### Set exercise
Write every entry out again exactly, please, and skip the pictures.

************

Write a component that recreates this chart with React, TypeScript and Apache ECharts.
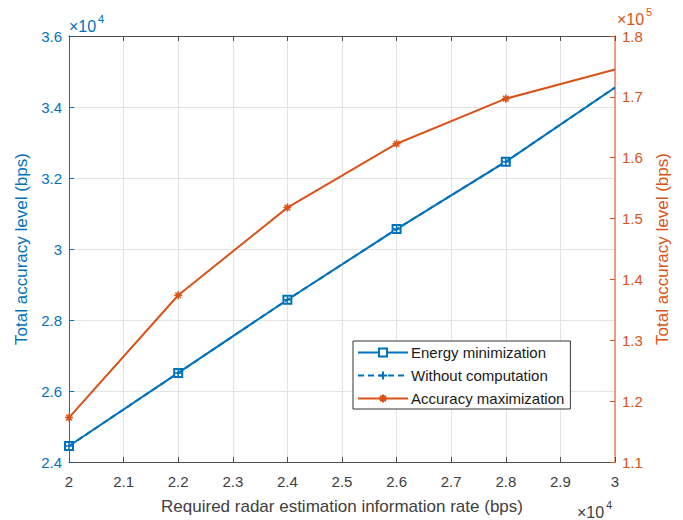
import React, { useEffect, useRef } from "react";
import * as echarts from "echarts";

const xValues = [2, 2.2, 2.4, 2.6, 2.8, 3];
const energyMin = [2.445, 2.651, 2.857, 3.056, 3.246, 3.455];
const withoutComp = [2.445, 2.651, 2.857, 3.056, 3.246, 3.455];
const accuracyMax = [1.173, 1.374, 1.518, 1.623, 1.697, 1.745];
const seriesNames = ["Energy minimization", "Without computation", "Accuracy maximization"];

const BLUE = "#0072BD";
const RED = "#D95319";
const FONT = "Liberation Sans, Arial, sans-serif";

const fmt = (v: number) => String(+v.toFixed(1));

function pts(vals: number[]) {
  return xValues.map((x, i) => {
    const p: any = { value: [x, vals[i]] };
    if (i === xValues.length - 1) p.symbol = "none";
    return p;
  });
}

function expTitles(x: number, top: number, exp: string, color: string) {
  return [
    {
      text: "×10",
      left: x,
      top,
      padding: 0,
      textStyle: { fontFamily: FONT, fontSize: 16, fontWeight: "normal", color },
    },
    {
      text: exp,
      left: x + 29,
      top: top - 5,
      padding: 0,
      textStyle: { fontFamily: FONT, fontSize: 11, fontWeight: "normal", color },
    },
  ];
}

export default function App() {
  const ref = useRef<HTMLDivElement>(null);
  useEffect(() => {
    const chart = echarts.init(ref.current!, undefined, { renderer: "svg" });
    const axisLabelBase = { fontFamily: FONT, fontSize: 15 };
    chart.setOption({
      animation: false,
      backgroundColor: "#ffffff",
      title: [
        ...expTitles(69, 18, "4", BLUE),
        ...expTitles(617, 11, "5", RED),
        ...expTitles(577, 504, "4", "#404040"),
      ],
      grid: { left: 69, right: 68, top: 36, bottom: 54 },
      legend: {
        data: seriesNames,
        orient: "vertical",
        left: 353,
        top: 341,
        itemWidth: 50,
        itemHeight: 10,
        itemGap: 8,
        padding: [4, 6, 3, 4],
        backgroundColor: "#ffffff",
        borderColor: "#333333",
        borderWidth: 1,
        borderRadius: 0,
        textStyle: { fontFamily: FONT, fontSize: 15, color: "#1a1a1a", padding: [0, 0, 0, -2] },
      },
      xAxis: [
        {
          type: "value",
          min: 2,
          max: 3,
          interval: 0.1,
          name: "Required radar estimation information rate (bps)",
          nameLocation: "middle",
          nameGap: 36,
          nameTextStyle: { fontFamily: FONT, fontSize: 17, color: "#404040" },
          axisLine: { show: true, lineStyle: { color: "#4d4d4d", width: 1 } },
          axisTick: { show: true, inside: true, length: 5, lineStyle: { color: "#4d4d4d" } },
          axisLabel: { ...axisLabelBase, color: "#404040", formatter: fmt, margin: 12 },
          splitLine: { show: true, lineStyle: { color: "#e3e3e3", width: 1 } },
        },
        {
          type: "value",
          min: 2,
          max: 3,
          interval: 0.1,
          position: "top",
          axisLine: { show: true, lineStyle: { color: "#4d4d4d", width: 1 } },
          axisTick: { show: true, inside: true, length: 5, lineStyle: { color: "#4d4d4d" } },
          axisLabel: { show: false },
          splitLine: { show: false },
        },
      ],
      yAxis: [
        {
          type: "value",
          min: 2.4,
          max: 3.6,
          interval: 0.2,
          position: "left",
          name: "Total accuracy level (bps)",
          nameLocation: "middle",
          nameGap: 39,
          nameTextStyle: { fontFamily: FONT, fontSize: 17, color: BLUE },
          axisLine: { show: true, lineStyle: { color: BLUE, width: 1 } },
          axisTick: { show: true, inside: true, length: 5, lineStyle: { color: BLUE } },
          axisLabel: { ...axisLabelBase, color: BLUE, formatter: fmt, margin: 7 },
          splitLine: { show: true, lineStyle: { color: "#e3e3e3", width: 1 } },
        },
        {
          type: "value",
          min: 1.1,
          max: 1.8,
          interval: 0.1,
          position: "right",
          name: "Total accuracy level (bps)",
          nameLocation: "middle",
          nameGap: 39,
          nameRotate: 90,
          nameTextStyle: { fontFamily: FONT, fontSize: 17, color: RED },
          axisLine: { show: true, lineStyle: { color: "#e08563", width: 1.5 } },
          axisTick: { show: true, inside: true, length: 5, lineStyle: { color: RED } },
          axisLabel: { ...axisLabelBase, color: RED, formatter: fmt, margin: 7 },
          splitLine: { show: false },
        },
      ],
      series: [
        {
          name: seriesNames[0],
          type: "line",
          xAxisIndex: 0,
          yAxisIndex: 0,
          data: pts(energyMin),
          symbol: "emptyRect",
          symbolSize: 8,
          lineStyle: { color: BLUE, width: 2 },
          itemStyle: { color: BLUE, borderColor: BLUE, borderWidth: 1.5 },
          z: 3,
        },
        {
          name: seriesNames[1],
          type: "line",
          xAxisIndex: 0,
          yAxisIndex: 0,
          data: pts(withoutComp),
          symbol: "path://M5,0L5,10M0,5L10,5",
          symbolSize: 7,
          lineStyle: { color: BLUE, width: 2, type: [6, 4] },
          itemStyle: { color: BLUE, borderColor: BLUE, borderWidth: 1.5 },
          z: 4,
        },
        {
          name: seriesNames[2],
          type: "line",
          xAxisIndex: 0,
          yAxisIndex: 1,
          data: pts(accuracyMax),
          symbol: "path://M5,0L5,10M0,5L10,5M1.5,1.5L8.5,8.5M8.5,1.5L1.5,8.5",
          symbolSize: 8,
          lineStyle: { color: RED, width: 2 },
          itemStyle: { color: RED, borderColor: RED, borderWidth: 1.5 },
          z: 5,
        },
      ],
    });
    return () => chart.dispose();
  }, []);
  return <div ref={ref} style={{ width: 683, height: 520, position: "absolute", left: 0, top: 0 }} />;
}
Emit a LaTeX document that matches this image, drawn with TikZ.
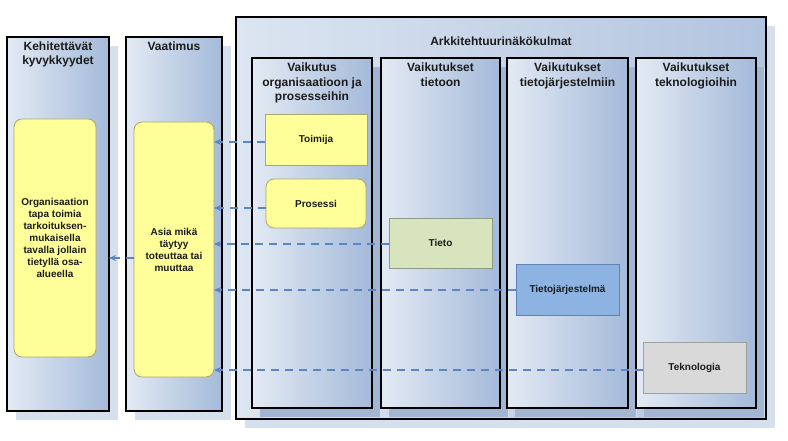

************

### Output of the exercise
Write a component that recreates this chart with React, TypeScript and Apache ECharts.
import React, { useEffect, useRef } from "react";
import * as echarts from "echarts";

const xValues = [2, 2.2, 2.4, 2.6, 2.8, 3];
const energyMin = [2.445, 2.651, 2.857, 3.056, 3.246, 3.455];
const withoutComp = [2.445, 2.651, 2.857, 3.056, 3.246, 3.455];
const accuracyMax = [1.173, 1.374, 1.518, 1.623, 1.697, 1.745];
const seriesNames = ["Energy minimization", "Without computation", "Accuracy maximization"];

const BLUE = "#0072BD";
const RED = "#D95319";
const FONT = "Liberation Sans, Arial, sans-serif";

const fmt = (v: number) => String(+v.toFixed(1));

function pts(vals: number[]) {
  return xValues.map((x, i) => {
    const p: any = { value: [x, vals[i]] };
    if (i === xValues.length - 1) p.symbol = "none";
    return p;
  });
}

function expTitles(x: number, top: number, exp: string, color: string) {
  return [
    {
      text: "×10",
      left: x,
      top,
      padding: 0,
      textStyle: { fontFamily: FONT, fontSize: 16, fontWeight: "normal", color },
    },
    {
      text: exp,
      left: x + 29,
      top: top - 5,
      padding: 0,
      textStyle: { fontFamily: FONT, fontSize: 11, fontWeight: "normal", color },
    },
  ];
}

export default function App() {
  const ref = useRef<HTMLDivElement>(null);
  useEffect(() => {
    const chart = echarts.init(ref.current!, undefined, { renderer: "svg" });
    const axisLabelBase = { fontFamily: FONT, fontSize: 15 };
    chart.setOption({
      animation: false,
      backgroundColor: "#ffffff",
      title: [
        ...expTitles(69, 18, "4", BLUE),
        ...expTitles(617, 11, "5", RED),
        ...expTitles(577, 504, "4", "#404040"),
      ],
      grid: { left: 69, right: 68, top: 36, bottom: 54 },
      legend: {
        data: seriesNames,
        orient: "vertical",
        left: 353,
        top: 341,
        itemWidth: 50,
        itemHeight: 10,
        itemGap: 8,
        padding: [4, 6, 3, 4],
        backgroundColor: "#ffffff",
        borderColor: "#333333",
        borderWidth: 1,
        borderRadius: 0,
        textStyle: { fontFamily: FONT, fontSize: 15, color: "#1a1a1a", padding: [0, 0, 0, -2] },
      },
      xAxis: [
        {
          type: "value",
          min: 2,
          max: 3,
          interval: 0.1,
          name: "Required radar estimation information rate (bps)",
          nameLocation: "middle",
          nameGap: 36,
          nameTextStyle: { fontFamily: FONT, fontSize: 17, color: "#404040" },
          axisLine: { show: true, lineStyle: { color: "#4d4d4d", width: 1 } },
          axisTick: { show: true, inside: true, length: 5, lineStyle: { color: "#4d4d4d" } },
          axisLabel: { ...axisLabelBase, color: "#404040", formatter: fmt, margin: 12 },
          splitLine: { show: true, lineStyle: { color: "#e3e3e3", width: 1 } },
        },
        {
          type: "value",
          min: 2,
          max: 3,
          interval: 0.1,
          position: "top",
          axisLine: { show: true, lineStyle: { color: "#4d4d4d", width: 1 } },
          axisTick: { show: true, inside: true, length: 5, lineStyle: { color: "#4d4d4d" } },
          axisLabel: { show: false },
          splitLine: { show: false },
        },
      ],
      yAxis: [
        {
          type: "value",
          min: 2.4,
          max: 3.6,
          interval: 0.2,
          position: "left",
          name: "Total accuracy level (bps)",
          nameLocation: "middle",
          nameGap: 39,
          nameTextStyle: { fontFamily: FONT, fontSize: 17, color: BLUE },
          axisLine: { show: true, lineStyle: { color: BLUE, width: 1 } },
          axisTick: { show: true, inside: true, length: 5, lineStyle: { color: BLUE } },
          axisLabel: { ...axisLabelBase, color: BLUE, formatter: fmt, margin: 7 },
          splitLine: { show: true, lineStyle: { color: "#e3e3e3", width: 1 } },
        },
        {
          type: "value",
          min: 1.1,
          max: 1.8,
          interval: 0.1,
          position: "right",
          name: "Total accuracy level (bps)",
          nameLocation: "middle",
          nameGap: 39,
          nameRotate: 90,
          nameTextStyle: { fontFamily: FONT, fontSize: 17, color: RED },
          axisLine: { show: true, lineStyle: { color: "#e08563", width: 1.5 } },
          axisTick: { show: true, inside: true, length: 5, lineStyle: { color: RED } },
          axisLabel: { ...axisLabelBase, color: RED, formatter: fmt, margin: 7 },
          splitLine: { show: false },
        },
      ],
      series: [
        {
          name: seriesNames[0],
          type: "line",
          xAxisIndex: 0,
          yAxisIndex: 0,
          data: pts(energyMin),
          symbol: "emptyRect",
          symbolSize: 8,
          lineStyle: { color: BLUE, width: 2 },
          itemStyle: { color: BLUE, borderColor: BLUE, borderWidth: 1.5 },
          z: 3,
        },
        {
          name: seriesNames[1],
          type: "line",
          xAxisIndex: 0,
          yAxisIndex: 0,
          data: pts(withoutComp),
          symbol: "path://M5,0L5,10M0,5L10,5",
          symbolSize: 7,
          lineStyle: { color: BLUE, width: 2, type: [6, 4] },
          itemStyle: { color: BLUE, borderColor: BLUE, borderWidth: 1.5 },
          z: 4,
        },
        {
          name: seriesNames[2],
          type: "line",
          xAxisIndex: 0,
          yAxisIndex: 1,
          data: pts(accuracyMax),
          symbol: "path://M5,0L5,10M0,5L10,5M1.5,1.5L8.5,8.5M8.5,1.5L1.5,8.5",
          symbolSize: 8,
          lineStyle: { color: RED, width: 2 },
          itemStyle: { color: RED, borderColor: RED, borderWidth: 1.5 },
          z: 5,
        },
      ],
    });
    return () => chart.dispose();
  }, []);
  return <div ref={ref} style={{ width: 683, height: 520, position: "absolute", left: 0, top: 0 }} />;
}
Emit a LaTeX document that matches this image, drawn with TikZ.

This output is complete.